Hey im painting a combat squad of marines. I've primed them and put some foundation paint on them, but everytime i touch it, the paint rubs off and shows the primer coat. Is there a reason why this is happening? Anyway to stop this beside varnish?


----------



## Commander Jack (Aug 15, 2009)

did you shake the can a bit before you sprayed em? If you sprayed out of the can with no shaking then more gas probably went on your model than paint.


----------



## ogrebane (May 3, 2009)

Preparation is the key. 

You have to have the minis clean first. As well as make sure they are dry before next step.

Then you have to obviously undercoat. The undercoar must be clean as well and it has to be matt. If you use gloss it will definitely rub of as the paint doesnt stick so well. 

Also the mini must be clean after it is undercoated. So you you were eating KFC and got it all over the mini that will do it as well.

Also the paints you use must be shaken well and what I do is put a small drop of dish washing det in the water I use to thin the paints. This also helps the paint flow.

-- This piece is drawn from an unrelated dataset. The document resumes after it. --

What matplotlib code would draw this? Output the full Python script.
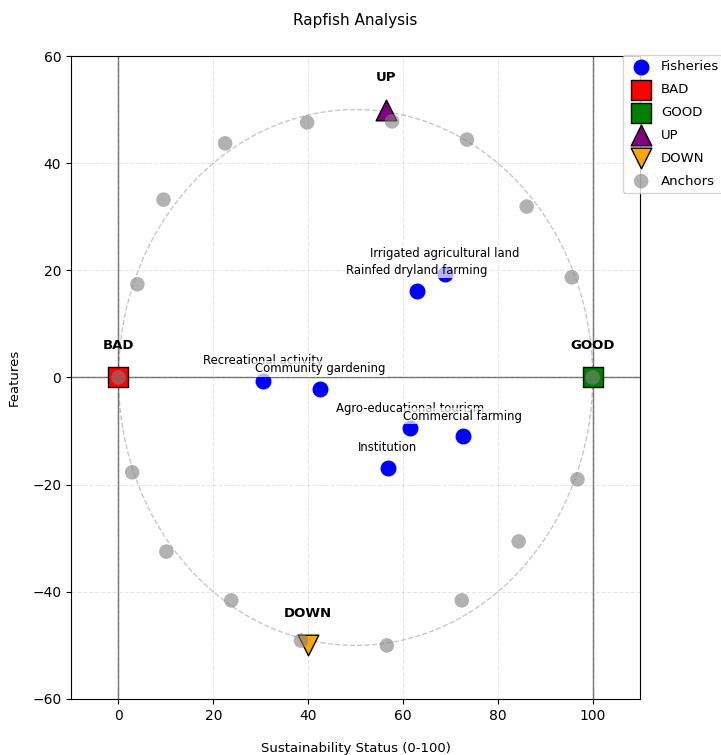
import numpy as np
import matplotlib
matplotlib.use("Agg")
import matplotlib.pyplot as plt

# fisheries (x = sustainability status, y = features)
fish_names = [
    "Irrigated agricultural land",
    "Rainfed dryland farming",
    "Recreational activity",
    "Community gardening",
    "Agro-educational tourism",
    "Commercial farming",
    "Institution",
]
fish_x = [68.8, 62.9, 30.5, 42.5, 61.5, 72.6, 56.8]
fish_y = [19.4, 16.2, -0.6, -2.2, -9.5, -11.0, -16.8]

# reference points
ref_names = ["BAD", "GOOD", "UP", "DOWN"]
ref_x = [0, 100, 56.5, 40]
ref_y = [0, 0, 50, -50]

# anchor scatter
anchor_x = [0, 100, 22.5, 39.8, 57.7, 73.5, 86.1, 9.5, 4.0, 95.6,
            2.9, 10.1, 23.8, 38.5, 56.6, 72.4, 84.4, 96.8]
anchor_y = [0, 0, 43.7, 47.6, 47.8, 44.4, 31.9, 33.2, 17.4, 18.7,
            -17.7, -32.5, -41.6, -49.1, -50.0, -41.6, -30.6, -19.0]

fig = plt.figure(figsize=(7.21, 7.55), dpi=100)
ax = fig.add_axes([0.0985, 0.0742, 0.7892, 0.8516])

# reference ellipse
t = np.linspace(0, 2 * np.pi, 300)
ax.plot(50 + 50 * np.cos(t), 50 * np.sin(t), "--", color="#c8c8c8", linewidth=1, zorder=1)

ax.axhline(0, color="black", alpha=0.6, linewidth=1, zorder=1)
ax.axvline(0, color="black", alpha=0.6, linewidth=1, zorder=1)
ax.axvline(100, color="black", alpha=0.6, linewidth=1, zorder=1)

ax.scatter(fish_x, fish_y, s=110, color="blue", label="Fisheries", zorder=3)
for name, x, y in zip(fish_names, fish_x, fish_y):
    ax.annotate(name, (x, y), xytext=(0, 10), textcoords="offset points",
                ha="center", va="bottom", fontsize=8.4,
                bbox=dict(facecolor="white", alpha=0.7, edgecolor="none", pad=1),
                zorder=4)

markers = ["s", "s", "^", "v"]
colors = ["red", "green", "purple", "orange"]
for name, x, y, m, c in zip(ref_names, ref_x, ref_y, markers, colors):
    ax.scatter([x], [y], s=220, marker=m, color=c, edgecolor="black",
               linewidth=1, label=name, zorder=3)
    ax.text(x, y + 6, name, ha="center", va="center", fontsize=9.5,
            fontweight="bold", zorder=4)

ax.scatter(anchor_x, anchor_y, s=110, color="gray", alpha=0.6,
           edgecolor="none", label="Anchors", zorder=5)

ax.set_xlim(-10, 110)
ax.set_ylim(-60, 60)
ax.set_xticks([0, 20, 40, 60, 80, 100])
ax.set_yticks([-60, -40, -20, 0, 20, 40, 60])
ax.grid(True, linestyle="--", alpha=0.3)
ax.set_title("Rapfish Analysis", fontsize=11, pad=22)
ax.set_xlabel("Sustainability Status (0-100)", fontsize=9.5, labelpad=14)
ax.set_ylabel("Features", fontsize=9.5, labelpad=8)
ax.legend(loc="upper left", bbox_to_anchor=(0.958, 1.012), fontsize=9.5,
          labelspacing=0.75, handletextpad=0.5)

fig.savefig("out.png", dpi=100)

If you are doing all these things then I would try a differnet paint to make sure you didnt get a bad batch as it really should stick.

Cheers


----------



## LukeValantine (Dec 2, 2008)

Because you aren't using a protective layer like matt varnish or ardcoat.


----------



## Bloodhound (Feb 8, 2007)

You don't need any protective coats or anything. Just make sure you don't touch the model with greasy fingers like mentioned previously, and make sure you prime the model with a good spray. 

And especially with foundation paints, shake the pot well. Foundation paints have several parts of pigment, and they separate if left unmoved for some time. Shake well before use, and no greasy fingers.

One other thing I find helps, is using blue-tack or similar, Stick the model (with base) onto the lid of a paint pot that you won't be using. I'm currently painting my Golden Demon entry and it's planted on a pot of Ice Blue. Just hold onto that while you paint. It helps greatly.


----------



## Warlord Imp (Mar 20, 2009)

Let the paint dry before you handle them again. Hahahaha! If you are in the foundation stage, the paint may need to be saken more or you are adding too much water. In my experience though, no matter what dilution I have, the paint adheres to the figure very well. Therefore, it may be your primer. Is the primer on correctly? Does it look too smooth? I've used krylon fusion primer for plastics once and that went on so smooth that it was very glossy. My paints would literally peel off when I painted additional coats.


----------